Tuesday 2 June 2015

Heat Exchangers from Heat Recovery

Heat exchangers are the unsung heroes of many industrial processes and as such they tend to be taken for granted - nobody likes paying for what is often seen to be unnecessary maintenance. Heat exchangers provide duty for so long, that when they start to drop in efficiency, it's usually a gradual process that goes largely unnoticed - until their performance has deteriorated sufficiently to be a problem. Then it really is a problem - and one requiring urgent attention.
What aggravates the situation is the heat exchanger that has never been cleaned properly, coupled with the commercial need to keep it on-line. When the decision is made to carry out cleaning, often nobody knows what the performance of the exchanger is meant to be, either because the drawings have been lost, or no record of any improvement was made after the original cleaning.
When the exchanger finally is opened up to ascertain the extent of the fouling, it's not surprising to find it is so severe that cleaning takes a lot longer than planned. Any benefit that might have been gained by a quick traditional clean is offset by the extended cleaning duration and costs - and, of course, lost production.
If that sounds like a nightmare scenario, bear in mind that this is the sort of situation specialist cleaning companies encounter every week. Cleaning is often carried out without any firm knowledge of how much of an improvement the cleaning will give and how long its effects will last. Having to make 'finger in the wind' predictions clearly is not a satisfactory way to plan maintenance.
One of the most popular and widely-employed heat exchanger configurations in industry, is the straight or hairpin shell-and-tube exchanger. With hundreds or thousands of small-bore tubes bundled together, the extent of quite modest scaling can involve major work to return the exchanger to anything near its commissioned performance. If the outside of the bundle is heavily scaled as well, the cleaning challenge rises by an order of magnitude.
There is potential to bring about a significant improvement in heat exchanger accessibility and 'cleanability', by working more closely with the people who design heat exchangers and fabricate industrial plants.
Better design would lead to improved cleaning - where improved means faster, cleaner and safer, possibly in-situ or even on-line and with better waste containment. It would then be easier and quicker to clean exchangers back to bare metal to return them to duty and their design performance faster.
Plants are generally specified and ordered on the basis of throughput, not accessibility and ease-of-cleaning. Suppliers are happy to comply with this and therefore tend to design heat exchangers with 30-40% excess capacity to ensure that they can continue to provide duty, even when quite extensively fouled. Heat exchangers the world over are currently designed and installed with a view to using one of three systems for cleaning: chemical, pressure jetting and/or mechanical and this approach has remained unchanged for over 50 years.
When it comes to maintenance, refineries - like most of industry - tend to compete on the same basis - a 21-day shutdown is decreed because it's been done that way for maybe the last 20 years.
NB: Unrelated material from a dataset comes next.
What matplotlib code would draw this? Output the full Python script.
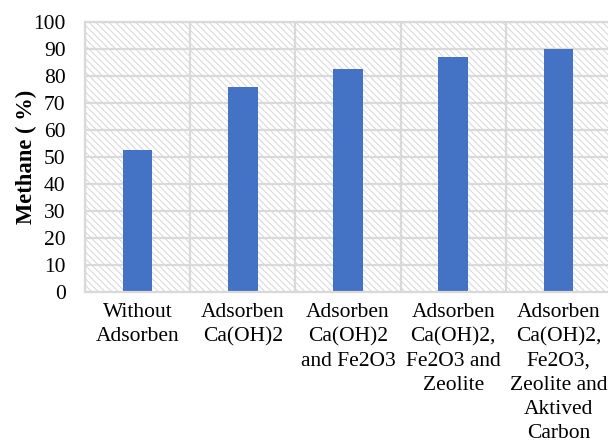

The same cleaning methods are generally used slavishly, with high-pressure water as the cleaning medium.
Most companies look at their heat exchangers in isolation and simply try to extend their run-time, instead of having them designed or re-designed so they can be cleaned more regularly, but faster and better. BP's Coryton refinery, for instance, managed to reduce cleaning time on one shell-and-tube heat exchanger from three days to three hours by applying a different approach to cleaning it.
If a plant is optimized for cleaning, almost full production can be maintained throughout the cleaning process. Relatively minor mechanical changes, such as adding isolating valves to heat exchangers, means that each exchanger, or bank of exchangers, can be taken down and cleaned while the others remain on-line. A redesign of the exchanger so that a header can be removed, means it can then be cleaned with a different system to the standard high-pressure water jetting, in a few hours instead of several days.
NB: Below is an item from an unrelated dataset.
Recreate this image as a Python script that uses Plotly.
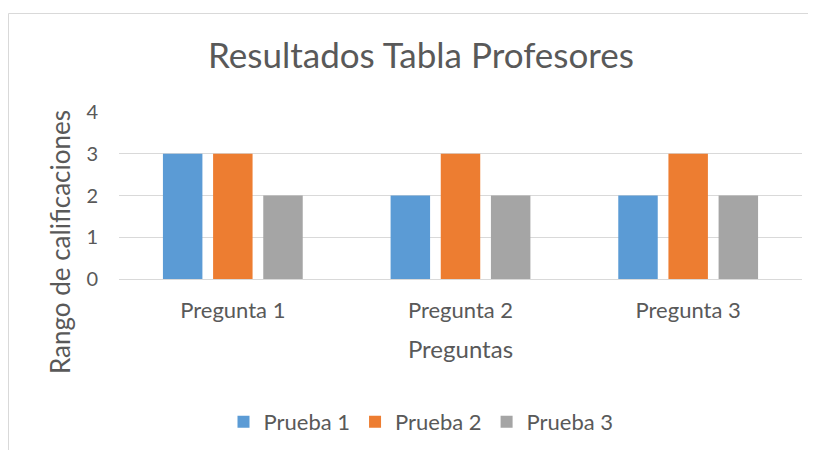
import plotly.graph_objects as go

categories = ["Pregunta 1", "Pregunta 2", "Pregunta 3"]
series_names = ["Prueba 1", "Prueba 2", "Prueba 3"]
prueba1 = [3, 2, 2]
prueba2 = [3, 3, 3]
prueba3 = [2, 2, 2]
y_ticks = [0, 1, 2, 3, 4]

colors = ["#5B9BD5", "#ED7D31", "#A5A5A5"]
values = [prueba1, prueba2, prueba3]

FONT = "Lato"
TXT = "#595959"
GRID = "#D9D9D9"

fig = go.Figure()
for name, vals, c in zip(series_names, values, colors):
    fig.add_trace(go.Bar(
        x=categories, y=vals, name=name,
        marker=dict(color=c, line=dict(width=0)),
    ))

# page body has an 8px margin; work in figure coordinates
O = 8
W, H = 816, 450
L, T = 119 - O, 112 - O
R = W - (802 - O)
B = H - (279 - O)
pw, ph = W - L - R, H - T - B

def px(x):  # screen x -> paper
    return (x - O - L) / pw

def py(y):  # screen y -> paper
    return (H - B - (y - O)) / ph

fig.update_layout(
    width=W, height=H,
    margin=dict(l=L, r=R, t=T, b=B),
    paper_bgcolor="white", plot_bgcolor="white",
    barmode="group", bargap=0.339, bargroupgap=0.213,
    font=dict(family=FONT, color=TXT),
    title=dict(text="Resultados Tabla Profesores", x=(421 - O) / W, xref="container",
               xanchor="center", y=1 - (56 - O) / H, yref="container", yanchor="middle",
               font=dict(size=35, family=FONT, color=TXT)),
    showlegend=True,
    legend=dict(orientation="h", x=px(421), xanchor="center", y=py(422), yanchor="middle",
                font=dict(size=22, color=TXT), itemsizing="constant",
                traceorder="normal"),
    xaxis=dict(showgrid=False, showline=True, linecolor=GRID, linewidth=1,
               tickfont=dict(size=22, color=TXT), ticks="", ticklabelstandoff=12,
               title=dict(text="Preguntas", font=dict(size=24, color=TXT), standoff=18)),
    yaxis=dict(range=[0, 4], tickvals=y_ticks, showgrid=True, gridcolor=GRID,
               gridwidth=1, zeroline=False, showline=False,
               tickfont=dict(size=20, color=TXT), ticks="", ticklabelstandoff=20),
    annotations=[dict(text="Rango de calificaciones", textangle=-90, showarrow=False,
                      xref="paper", yref="paper", x=px(60), y=py(242),
                      xanchor="center", yanchor="middle",
                      font=dict(size=26, color=TXT, family=FONT))],
    shapes=[dict(type="rect", xref="paper", yref="paper",
                 x0=px(8.5), x1=px(850), y0=py(13.5), y1=py(480),
                 line=dict(color=GRID, width=1), fillcolor="rgba(0,0,0,0)", layer="below")],
)

fig.write_html("out.html")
At Dow Corning's silicone plant in Barry, south Wales, a tubular boiler and fire tube in the Energy Recovery Unit (ERU) required the removal of a 5mm layer of deposit in as short a time as possible to minimize lost production. Another obstacle was that the unit, which carries waste gases, takes 48 hours to cool and prepare - even with the introduction of a chilled nitrogen purge - before personnel can enter to clean it manually.
The solution involved developing a bespoke remote de-scaler, which was inserted through a small 50cm man-way. Once inside, the de-scaler expanded to fit the hot fire tube, while reaching the full length of the carbon steel tube. With cooling time and man entry eliminated, the shutdown was reduced from five days to three and there was a noticeable improvement in performance of the ERU when it came back on line.
Improved cleaning cycles also mean the rate of future fouling build-up is reduced, which in turn reduces the risk of tubes corroding as a result of the exchanger being open to the atmosphere longer for cleaning.
Heat exchanger surfaces therefore remain smoother and provide better heat transfer. If and when the exchanger does foul up, it's easier to clean next time around, using whichever system is preferred. This would represent a change of practice to what has been the norm since the 1980s, for instance, when what was then Mobil in the UK was one of the first refineries to decide that it would extend run-times by abandoning the annual clean and only clean every two years.